Muspita Leni Lolang, produser dan penulis cerita Cinta Bete, menceritakan, film ini dibuat setelah melalui riset pada pertengahan 2018. Untuk menggali lebih jauh perihal budaya dan konflik yang terjadi di tengah masyarakat, ia berdiskusi dengan para pastor, tetua adat, dan masyarakat lokal. Pengambilan gambar membutuhkan waktu satu setengah bulan. Namun, penyelesaian film berlangsung sekitar satu setengah tahun karena terkendala pandemi Covid-19.
”Story dan penokohannya memang fiksi, tetapi konflik tentang perempuan dan kehidupannya itu universal.
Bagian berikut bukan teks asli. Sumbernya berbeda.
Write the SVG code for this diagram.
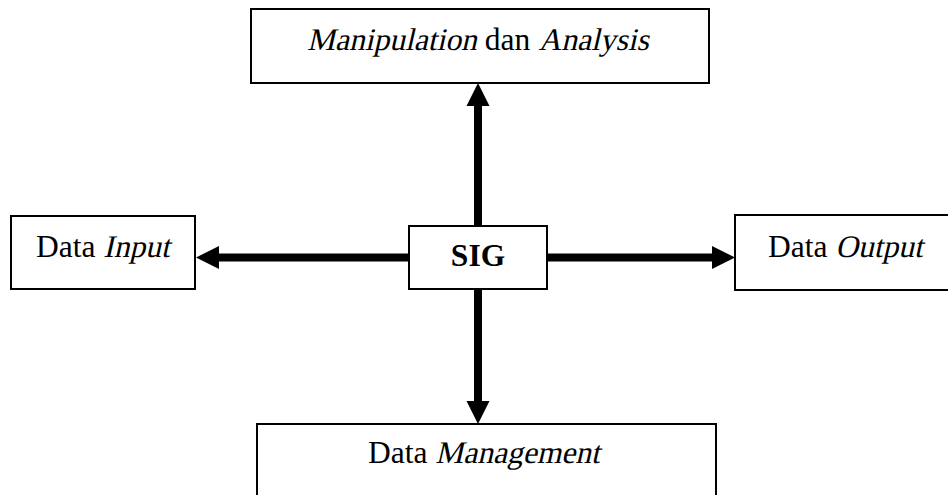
<svg xmlns="http://www.w3.org/2000/svg" width="948" height="495" viewBox="0 0 948 495">
<style>
.box{fill:#fff;stroke:#000;stroke-width:2}
.t{font-family:"Liberation Serif","Times New Roman",serif;font-size:31.5px;fill:#000}
.b{font-weight:bold}
.c{stroke:#000;stroke-width:8;fill:none}
</style>
<defs>
<marker id="ah" markerUnits="userSpaceOnUse" markerWidth="24" markerHeight="24" refX="0" refY="11.5" orient="auto" viewBox="0 0 24 23">
<path d="M0,0 L23,11.5 L0,23 Z" fill="#000"/>
</marker>
</defs>
<rect width="948" height="495" fill="#fff"/>
<g id="connectors">
<line class="c" x1="478" y1="226" x2="478" y2="106" marker-end="url(#ah)"/>
<line class="c" x1="478" y1="289" x2="478" y2="401" marker-end="url(#ah)"/>
<line class="c" x1="409" y1="257.5" x2="219" y2="257.5" marker-end="url(#ah)"/>
<line class="c" x1="547" y1="257.5" x2="712" y2="257.5" marker-end="url(#ah)"/>
</g>
<g id="manipulation">
<rect class="box" x="251" y="9" width="458" height="74"/>
<text class="t" transform="translate(307,50) skewX(-13)" x="0" y="0">Manipulation</text>
<text class="t" x="484.7" y="50">dan</text>
<text class="t" transform="translate(538.5,50) skewX(-13)" x="0" y="0">Analysis</text>
</g>
<g id="input">
<rect class="box" x="11" y="216" width="184" height="73"/>
<text class="t" x="36" y="257">Data</text>
<text class="t" transform="translate(103.3,257) skewX(-13)" x="0" y="0">Input</text>
</g>
<g id="sig">
<rect class="box" x="409" y="226" width="138" height="63"/>
<text class="t b" x="478" y="266" text-anchor="middle">SIG</text>
</g>
<g id="output">
<rect class="box" x="735" y="215" width="230" height="75"/>
<text class="t" x="768" y="257">Data</text>
<text class="t" transform="translate(835.3,257) skewX(-13)" x="0" y="0">Output</text>
</g>
<g id="management">
<rect class="box" x="257" y="424" width="459" height="90"/>
<text class="t" x="368" y="463">Data</text>
<text class="t" transform="translate(435.3,463) skewX(-13)" x="0" y="0">Management</text>
</g>
</svg>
Di suatu daerah mana pun pasti akan menemukan hal-hal yang serupa,” ucap Leni.
Hasil akhirnya bisa kita saksikan dalam Cinta Bete yang disutradarai Roy Lolang. Dalam film ini, banyak lapisan konflik yang terhubung satu sama lain. Kehidupan Bete yang merana, misalnya, tidak hanya disebabkan oleh cinta tak sampai, tetapi juga terkait dengan kultur kekerasan, pembedaan manusia berdasarkan status sosial, dan ketidaksetaraan jender.
Dalam film ini, Bete merupakan representasi perempuan yang marjinal. Perempuan yang salah langkah dan berakhir menjadi korban kekerasan laki-laki dan budaya patriarki. Saat itu terjadi, ia tak berdaya untuk melawan. Dan, di film ini ia mesti dibimbing oleh laki-laki, yakni Emilio, untuk keluar dari serentetan kegagalan.
Roy Lolang mengatakan, film ini menekankan pentingnya membangun komunikasi yang baik di dalam keluarga. Pola asuh yang diterapkan orangtua akan berpengaruh pada sang anak. ”Pada akhirnya, Bete menjadi korban karena didikan ayahnya. Mendidik anak itu enggak bisa dengan otoriter, semuanya harus dikomunikasikan,” kata Roy.